Friday, January 09, 2009

Some good books, but hard sells

This Bill Wallace title from 1994, Blackwater Swamp, has a terrible cover. It's also a bit hard to get into-- Wallace spends a lot of time talking about how the main character moved around and has trouble making friends before jumping into a suspenseful mysteries with a number of nice twists. Ted and his family are living on the bayou in Louisiana, and there is a "witch" living nearby, as well as several local juvenile delinquents, one of whom befriends Ted and steals his autographed copy of Robert's Scared Stiff, which was sort of funny. I'd start students with something by this author like Trapped in Death Cave, and recommend this one without showing them the cover!

Received Karen Schwabach's The Hope Chest in my blogger exchange from I really liked the tale of a young girl in 1920 who travels to New York City in search of her sister, who is working as a Suffragist and has been ostracized by the family. Violet finds letters that her sister Chloe has sent her, but which her parents have hidden. When she gets to New York, she finds that Chloe has moved on, but with the help of Myrtle, an orphaned African-American girl, she finds her sister's coworkers and travels to Nashville where she is part of a Suffragist rally. A little written about period of history, and well done.
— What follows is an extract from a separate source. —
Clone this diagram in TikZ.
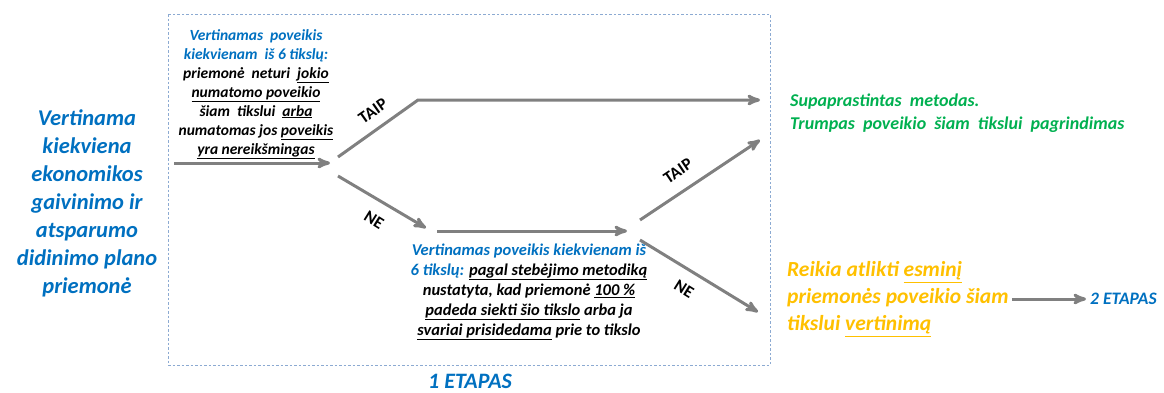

Erratum. The Other Book. Inkeheart. Endymion Spring. And now David Michael Slater's The Book of Nonsense. Sigh. I am so tired of evil books with controlling powers that I fear I will not do this one justice. Dex and Daphna's mother was killed shortly after their birth, while looking for unusual books. They are being raised by a family friend and their father, who continues their mother's work. Daphna has found a new antiquarian book store and spends a lot of time there-- before she visits with her father when he tries to sell a book he found and emerges from his encounter with the evil Mr. Rash not quite himself. Daphna must go and read for Mr. Rash, who is blind, and starts to uncover an evil plot that involving The First Tongue, a language which, if know in its entirety, can grant the speaker unlimited power. There's a lot of action and adventure; perfectly fine fantasy and I will look into obtaining the other four in the series. (For EFreak, the ISBNs for the book are
ISBN-13: 978-1-933767-00-0 ISBN-10: 1-933767-00-6)

Still, irked by two things. BAD LATIN ALERT: Page 123- Videre per alterum, which is translated as "to see through others". Per takes the accusative, but alterum is both neuter and singular. Alteros is what is needed. People, people. I know I am the only one who will find this error, but I haven't taught Latin for 15 years! Call up a university department of Latin, please. They will be thrilled to help you!

And really? The publisher is Children's Brains are Yummy, and their motto is "Creating the banned books of tomorrow." Okay. The name is disturbing, and the motto somehow ... just leaves a bad taste in my mouth. But it's Friday, and I may just be tired and cranky.


  1. Anonymous5:44 PM EST

    I bike in the rain too! Oh, that is a different post...anyway, reading about these books that made you cranky (unless that was specifically a Friday problem) encouraged me to send this comment about the Top 20 Books of 2008 for Middle Grade Readers that I just posted over at Anokaberry. Take a look -- and drop me a comment...

  2. Can someone please post an ISBN number for Book of Nonsense so I can add it to my TBR pile? Amazon is my usal source for ISBNs, and it seems to be crashing my computer lately.

  3. I also pay close attention to Latin in books! My enjoyment of The Explosionist, by Jenny Davidson, was almost shaken by what I thought was a mistake, but after running it by a Latinist of my acquaintance the author was proved right. I was very glad to have my faith in the book restored!